11 Jan At Home with the Markinsons
SANTA FE, NEW MEXICO, WAS LOVE AT FIRST SIGHT for Arlena Markinson back in 1986. Not so for her Brooklyn-born husband, Martin (Marty), a Broadway producer in Midtown Manhattan.
“I said, ‘Oh my God, what did she do?’” Marty recalls. “This is brown, it’s boring, and I don’t see any buildings.”
He learned to love it, and more than three decades later, both knew their third Santa Fe home was exactly where they wanted to split their time: six months in Santa Fe, six months in their winter home on Maui.
“It was like, whoa, it’s like Hawaii living,” Arlena says.
“Without the water,” Marty adds, “of course.”
The house, designed and built by Tierra Concepts in 2017, is in the private Las Campanas community northwest of Santa Fe. The firm’s partners, Kurt and Eric Faust, along with Keith Gorges, describe the home as “contextual modern,” blending contemporary and traditional styles throughout its 6,777 square feet (4,777 of heated space, 918 in the garage, and 1,082 under exterior portals), with three bedrooms and three-and-a-half baths.
Tierra Concepts, however, didn’t want to sell the house immediately. “Typically,” Gorges says, “our business works with customers from beginning to end … but it’s important for us every so often to have a house to show our customers.”
That suited the Mark-insons. They were ready to scale down after Marty’s retirement and moving from their Mediterranean/Tuscan-style home to this contemporary house would take some time. And they were about to depart for Hawaii for the winter.
After buying the house, the Markinsons leased it back to Tierra Concepts for a year. The firm brought in Annie O’Carroll Interior Design to stage the house, and the home took the Grand Hacienda Award during Santa Fe’s annual Parade of Homes.

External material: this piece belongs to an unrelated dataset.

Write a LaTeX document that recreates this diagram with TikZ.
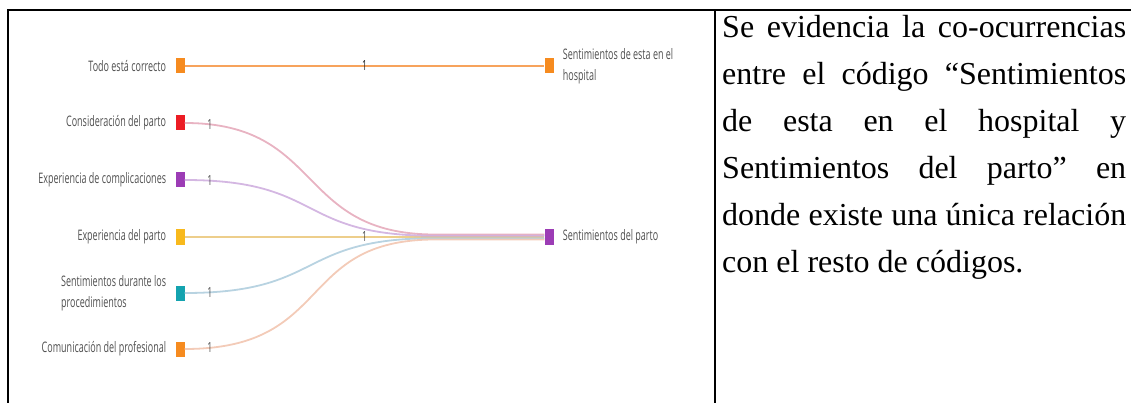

The design blends, what Gorges calls, “Santa Fe Old- World style” with “a more retro-linear, angular, sharp-edged, smoothed form where you have an interplay of different textures.”
Overgrouted stone walls bisect the house, offering a brilliant contrast with smooth, shiny plaster interior walls. Spectacular views are visible throughout the home, thanks to skylights and windows, including floor-to-ceiling windows in the master bathroom. Automated shades and three gas fireplaces, including a see-through, 6-foot-long fireplace in the living room, make up the modern amenities. But the biggest selling point might be the sliding pocket doors that disappear into the walls.
“You really have an outdoor-indoor kind of experience,” Arlena says. “To lie in bed and see the stars at night, and wake up in the morning and see the light coming in, I feel like I’m living outdoors in a tent and breathing in the outside.”
The Markinsons hired Nicole Kuckly, of NAK Interiors, to decorate the home before moving in last September.
“The architecture of the house really set the pace for the interiors,” Kuckly says. “We wanted it to feel very contemporary yet warm and eclectic and very colorful. [Arlena] wanted a lot of color. She wanted it to feel really happy. They were moving from a very traditional home, so we were starting from scratch. Very little of her furniture worked, but we were able to bring over some of her artwork. Rooms had paintings that inspired the colors.”
Marty — whose credits include Bob Fosse’s “Chicago” and the Tony Award-winning “Torch Song Trilogy,” and who owned the Helen Hayes Theatre — commuted for years. Two years ago, he sold the theater and retired.
Posters of his plays hang in his office … and closet … and garage, and Santa Fe has proved the perfect place to finish his memoir, Come Along and Listen to: My Life in Theatre, due this spring from Archway Publishing. “This book is not backstage gossip,” he says. “It’s how I got into the business, the nature of the business, what the business is all about.”
Naturally, Marty knew all about the “magic in the air” on Broadway. But it took him three trips before he saw “the magic” of Santa Fe.
“What triggered the magic was the beauty, the sunrises, the sunsets, and the changing climate without any extremities,” he says. “It never got too cold, and it never got too hot, and it seemed like the sun was always shining here.”